● EXCERPTED RECORDS:
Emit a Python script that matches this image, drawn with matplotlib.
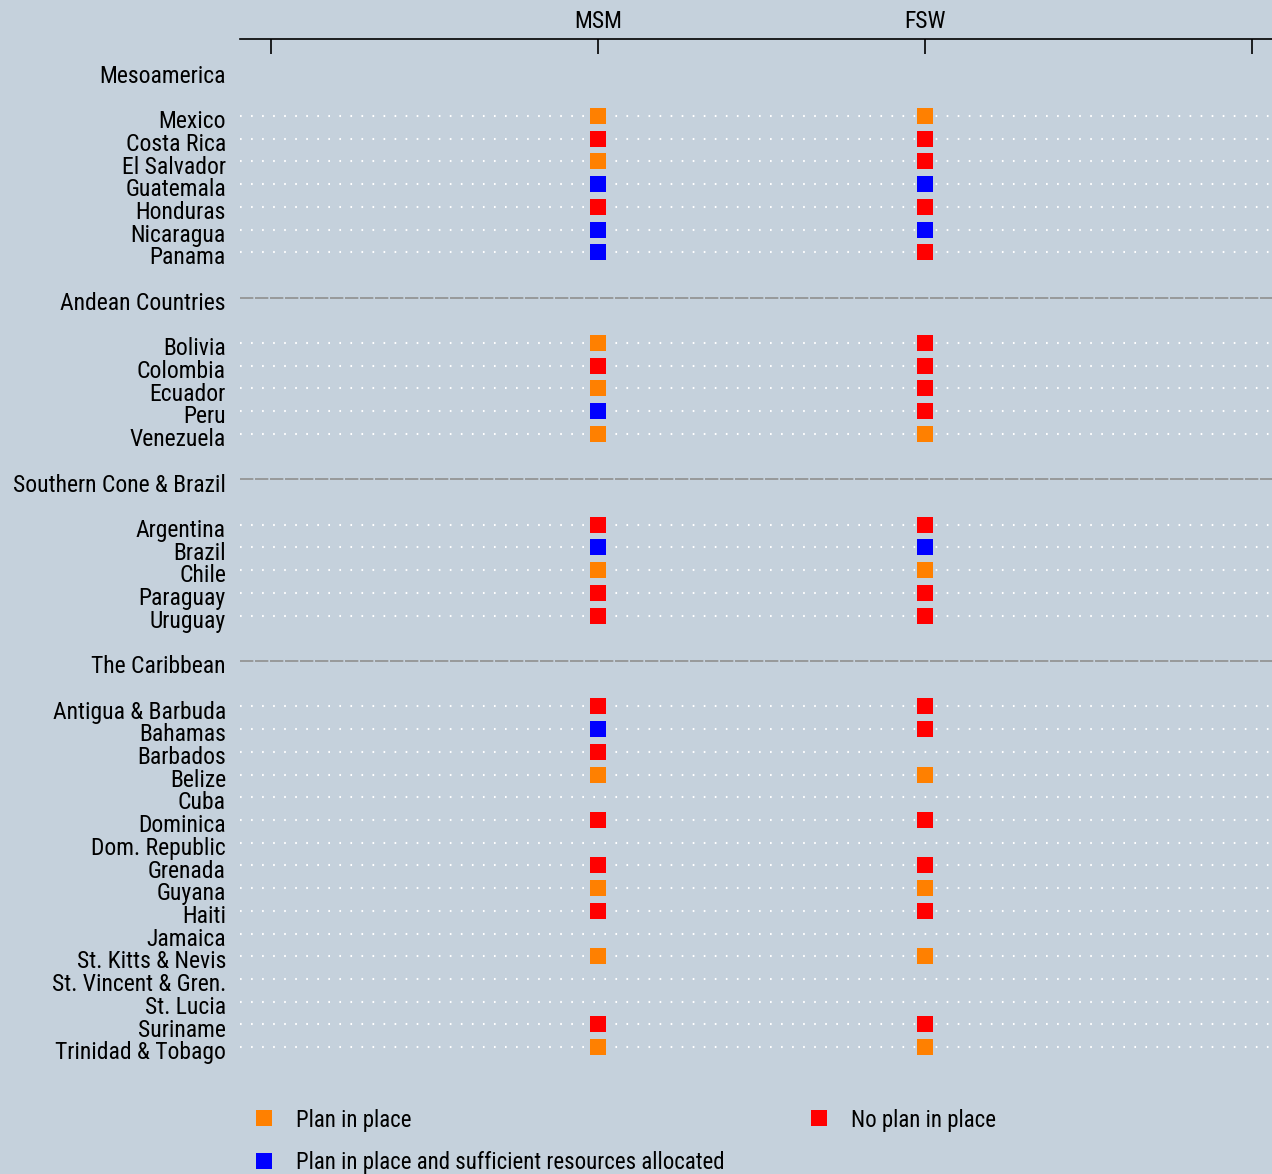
--
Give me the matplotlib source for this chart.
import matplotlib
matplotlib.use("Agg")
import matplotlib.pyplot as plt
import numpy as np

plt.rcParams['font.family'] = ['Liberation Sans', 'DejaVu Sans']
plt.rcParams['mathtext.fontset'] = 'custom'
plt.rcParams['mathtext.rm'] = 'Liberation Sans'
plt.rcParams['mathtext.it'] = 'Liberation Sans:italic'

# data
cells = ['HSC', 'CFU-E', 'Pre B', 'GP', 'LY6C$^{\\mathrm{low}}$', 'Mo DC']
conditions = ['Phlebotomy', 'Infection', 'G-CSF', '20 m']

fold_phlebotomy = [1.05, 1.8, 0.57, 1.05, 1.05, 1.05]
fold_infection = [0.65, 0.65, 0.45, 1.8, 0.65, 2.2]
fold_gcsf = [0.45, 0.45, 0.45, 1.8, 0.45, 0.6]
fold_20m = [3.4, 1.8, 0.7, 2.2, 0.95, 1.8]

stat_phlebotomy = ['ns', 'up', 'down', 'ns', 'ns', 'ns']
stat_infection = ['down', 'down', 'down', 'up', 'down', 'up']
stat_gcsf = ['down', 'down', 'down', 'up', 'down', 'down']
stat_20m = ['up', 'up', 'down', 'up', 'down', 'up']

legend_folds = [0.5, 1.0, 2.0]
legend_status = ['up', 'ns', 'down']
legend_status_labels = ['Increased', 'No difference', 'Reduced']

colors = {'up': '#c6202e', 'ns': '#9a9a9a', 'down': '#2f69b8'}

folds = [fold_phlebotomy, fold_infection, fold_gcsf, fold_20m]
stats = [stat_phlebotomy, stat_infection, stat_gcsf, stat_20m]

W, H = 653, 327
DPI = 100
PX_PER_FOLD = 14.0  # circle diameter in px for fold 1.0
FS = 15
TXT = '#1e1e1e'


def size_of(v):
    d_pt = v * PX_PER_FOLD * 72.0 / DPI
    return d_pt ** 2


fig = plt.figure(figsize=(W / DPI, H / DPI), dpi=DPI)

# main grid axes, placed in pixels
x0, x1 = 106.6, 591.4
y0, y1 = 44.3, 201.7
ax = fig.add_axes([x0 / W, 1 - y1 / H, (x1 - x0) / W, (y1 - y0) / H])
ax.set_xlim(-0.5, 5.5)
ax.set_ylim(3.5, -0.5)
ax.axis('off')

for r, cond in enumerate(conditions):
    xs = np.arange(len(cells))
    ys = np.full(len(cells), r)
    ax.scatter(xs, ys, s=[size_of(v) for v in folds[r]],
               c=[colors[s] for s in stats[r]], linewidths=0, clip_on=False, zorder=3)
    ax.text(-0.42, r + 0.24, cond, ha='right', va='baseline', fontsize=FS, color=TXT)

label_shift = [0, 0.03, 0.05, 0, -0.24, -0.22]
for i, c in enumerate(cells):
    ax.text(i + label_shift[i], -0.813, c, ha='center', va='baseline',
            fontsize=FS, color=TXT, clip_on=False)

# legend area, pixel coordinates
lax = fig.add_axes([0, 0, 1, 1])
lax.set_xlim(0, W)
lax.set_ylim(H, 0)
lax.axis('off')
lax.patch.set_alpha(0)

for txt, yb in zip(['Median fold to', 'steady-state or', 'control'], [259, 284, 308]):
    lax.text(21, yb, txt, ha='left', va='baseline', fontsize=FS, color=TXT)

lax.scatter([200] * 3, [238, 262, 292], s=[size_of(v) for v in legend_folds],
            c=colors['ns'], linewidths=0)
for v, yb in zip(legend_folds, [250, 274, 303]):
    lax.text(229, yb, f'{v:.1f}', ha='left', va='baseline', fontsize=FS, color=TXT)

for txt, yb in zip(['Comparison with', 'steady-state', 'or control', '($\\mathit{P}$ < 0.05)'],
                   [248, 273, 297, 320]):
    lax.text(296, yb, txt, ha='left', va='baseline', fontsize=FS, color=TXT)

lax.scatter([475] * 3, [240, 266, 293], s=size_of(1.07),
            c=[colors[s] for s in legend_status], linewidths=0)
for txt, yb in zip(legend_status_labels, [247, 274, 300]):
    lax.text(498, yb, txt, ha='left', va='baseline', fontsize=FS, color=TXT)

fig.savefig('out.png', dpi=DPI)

● WHAT TO PRODUCE: Of the entries above, repeat exactly the lines from the line with "Give me the matplotlib source for this chart." through the line with "import numpy as np", both of them included.

● FINISHED TASK:
Give me the matplotlib source for this chart.
import matplotlib
matplotlib.use("Agg")
import matplotlib.pyplot as plt
import numpy as np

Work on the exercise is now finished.